Poet Hirsch (How to Read a Poem, 1999, etc.) struggles to put his finger on the source of artistic inspiration but winds up mainly with a commonplace look at other people’s takes on the matter.
Hirsch gropes toward an understanding of inspiration via the Spanish word duende. The duende is akin to the trickster or imp who stirs up trouble or keeps you uneasy. By extension, Hirsch takes it to represent a force, something ancient and mysterious that’s unleashed upon the land by the artist. But don’t expect a 12-step program toward an interview with your muse from Hirsch. Inspiration defies accountability; it can be luminous, but more often it’s a dark force, says he: The artist may act out of self-awareness, or out of psychic automatism, or simply through following an impulse without knowing why. Federico García Lorca brought duende to Hirsch’s attention, and afterward he went about looking for instances of it and for hints as to its source. But the best he can do is to provide examples.
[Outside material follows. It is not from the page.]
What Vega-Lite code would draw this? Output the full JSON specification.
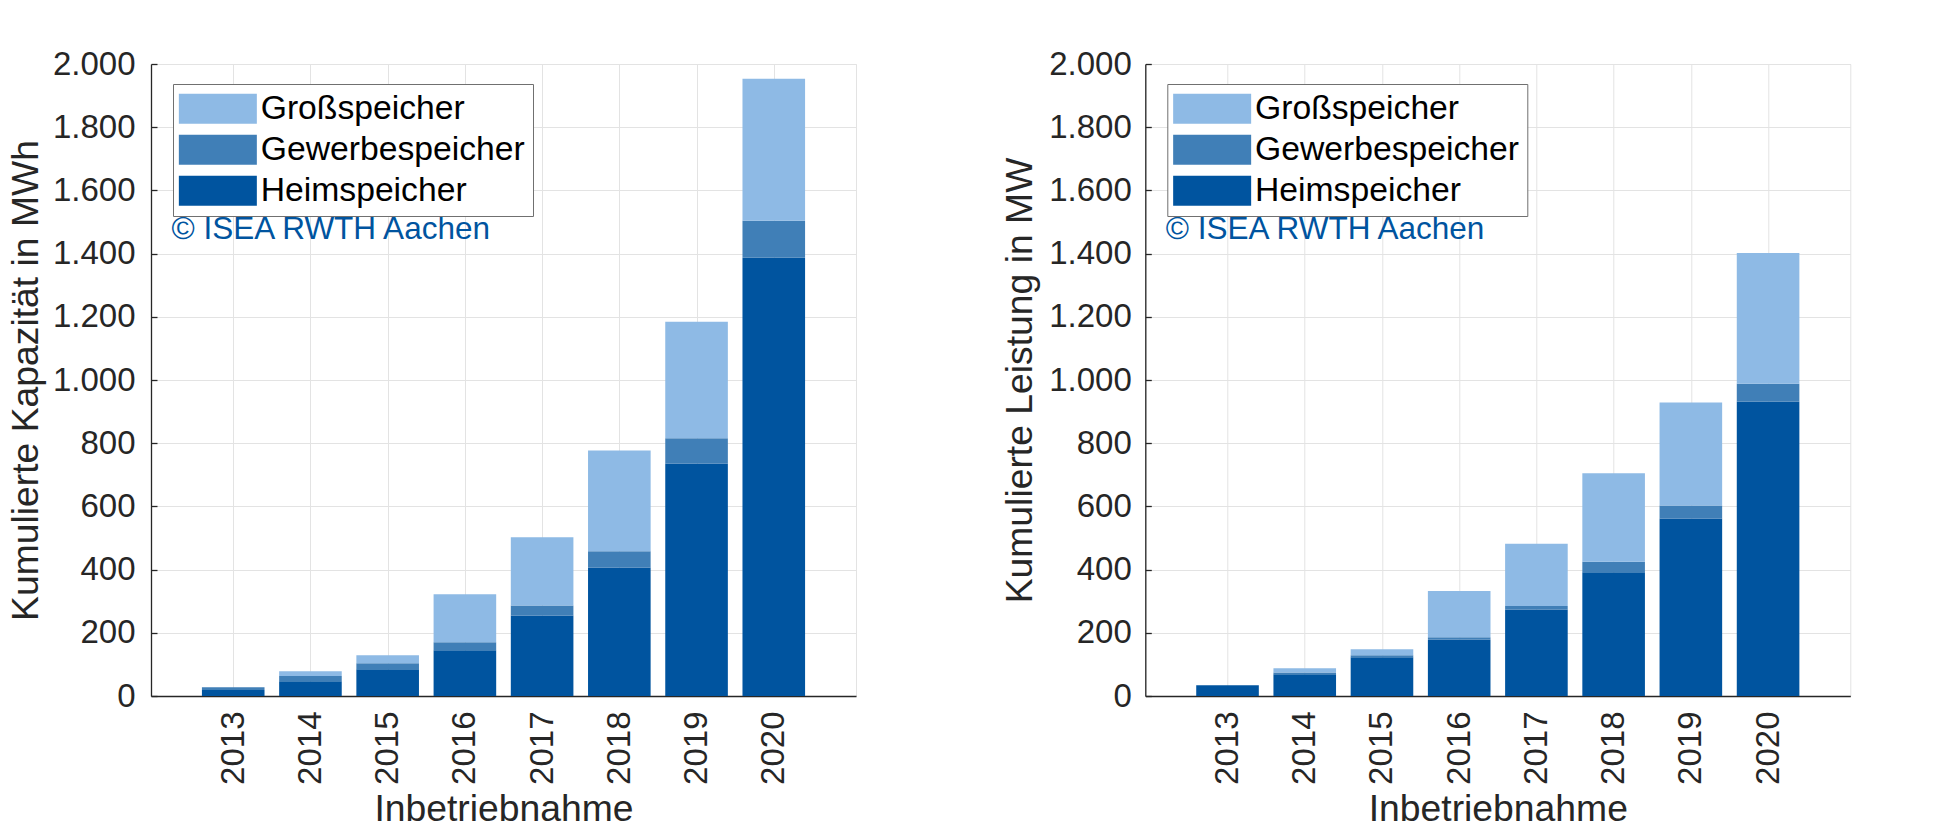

For García Lorca, duende “was associated with the spirit of the earth, with visible anguish, irrational desire, demonic enthusiasm, and a fascination with death . . . an erotic form of dark inspiration.” For Rilke, a poem sometimes unfolded like a dream, or simply “burst out of him.” Miles Davis had the restless gift for improvisation about which the great alto sax player Charlie Parker said, “If you don’t live it, it won’t come out of your horn.” And again, García Lorca called it “the remotest mansions of the blood.” Robert Motherwell, certainly known to wrestle intellectually with his images, even the automatic ones, spoke of “a place of ardent struggle, endless vigil,” easily witnessed in his elegies to the Spanish Republic paintings.
Whatever that impulse is—whatever the duende—Hirsch doesn’t corral it. Maybe Charlie Parker came closer when he said, “It is your own experience, your thoughts, your wisdom.”